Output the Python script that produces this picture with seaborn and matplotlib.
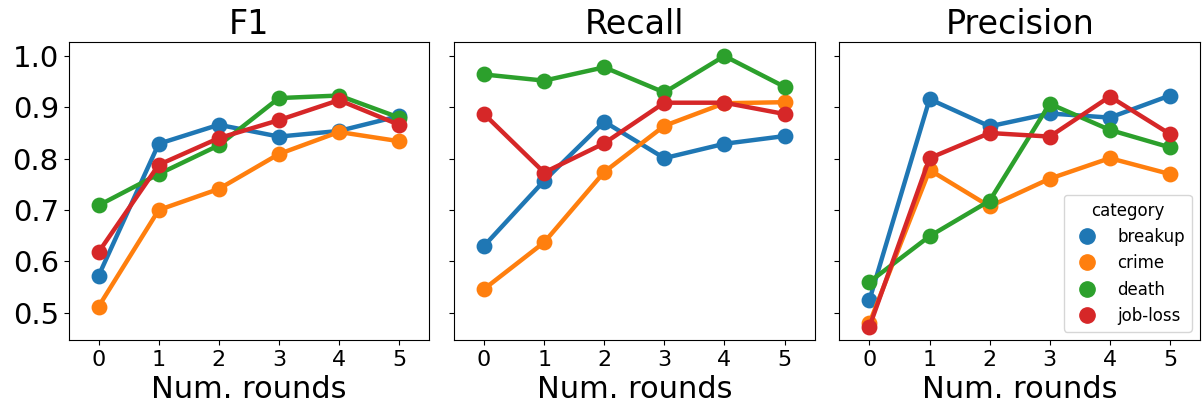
import pandas as pd
import matplotlib
matplotlib.use("Agg")
import matplotlib.pyplot as plt
from matplotlib.lines import Line2D
import seaborn as sns

rounds = [0, 1, 2, 3, 4, 5]
categories = ['breakup', 'crime', 'death', 'job-loss']

# f1 por categoria
f1_breakup = [0.572, 0.829, 0.866, 0.843, 0.854, 0.883]
f1_crime = [0.512, 0.700, 0.741, 0.809, 0.852, 0.834]
f1_death = [0.709, 0.770, 0.826, 0.918, 0.923, 0.880]
f1_jobloss = [0.618, 0.788, 0.840, 0.875, 0.914, 0.866]

# recall por categoria
rec_breakup = [0.630, 0.757, 0.872, 0.801, 0.829, 0.844]
rec_crime = [0.546, 0.637, 0.774, 0.864, 0.908, 0.910]
rec_death = [0.964, 0.952, 0.978, 0.929, 1.000, 0.940]
rec_jobloss = [0.887, 0.773, 0.830, 0.909, 0.909, 0.887]

# precision por categoria
prec_breakup = [0.525, 0.916, 0.863, 0.888, 0.880, 0.923]
prec_crime = [0.480, 0.778, 0.707, 0.761, 0.801, 0.770]
prec_death = [0.560, 0.649, 0.718, 0.907, 0.856, 0.822]
prec_jobloss = [0.473, 0.801, 0.850, 0.843, 0.921, 0.848]

metrics = {
    'F1': [f1_breakup, f1_crime, f1_death, f1_jobloss],
    'Recall': [rec_breakup, rec_crime, rec_death, rec_jobloss],
    'Precision': [prec_breakup, prec_crime, prec_death, prec_jobloss],
}

rows = []
for metric, series in metrics.items():
    for cat, vals in zip(categories, series):
        for r, v in zip(rounds, vals):
            rows.append({'metric': metric, 'category': cat, 'rounds': r, 'value': v})
df = pd.DataFrame(rows)

palette = sns.color_palette('tab10', len(categories))

fig, axes = plt.subplots(1, 3, figsize=(12.03, 4.13), dpi=100, sharey=True)
plt.subplots_adjust(left=0.057, right=0.9975, bottom=0.177, top=0.898, wspace=0.069)

for ax, metric in zip(axes, metrics.keys()):
    sub = df[df['metric'] == metric]
    sns.pointplot(data=sub, x='rounds', y='value', hue='category', hue_order=categories,
                  palette=palette, ax=ax, markersize=9, linewidth=3.2, legend=False)
    ax.set_title(metric, fontsize=24)
    ax.set_xlabel('Num. rounds', fontsize=22)
    ax.set_ylabel('')
    ax.tick_params(axis='x', labelsize=16)
    ax.tick_params(axis='y', labelsize=21)
    ax.set_ylim(0.447, 1.027)
    ax.set_xlim(-0.5, 5.5)

axes[0].set_yticks([0.5, 0.6, 0.7, 0.8, 0.9, 1.0])

# leyenda solo con marcadores
handles = [Line2D([], [], marker='o', linestyle='none', color=c, markersize=11) for c in palette]
axes[2].legend(handles, categories, title='category', loc='lower right',
               fontsize=12, title_fontsize=12)

plt.savefig('out.png', dpi=100)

--*--

- **WORK TO DO**
Copy each line containing the word "matplotlib" from the data.

- **RESULT**
Output the Python script that produces this picture with seaborn and matplotlib.
import matplotlib
matplotlib.use("Agg")
import matplotlib.pyplot as plt
from matplotlib.lines import Line2D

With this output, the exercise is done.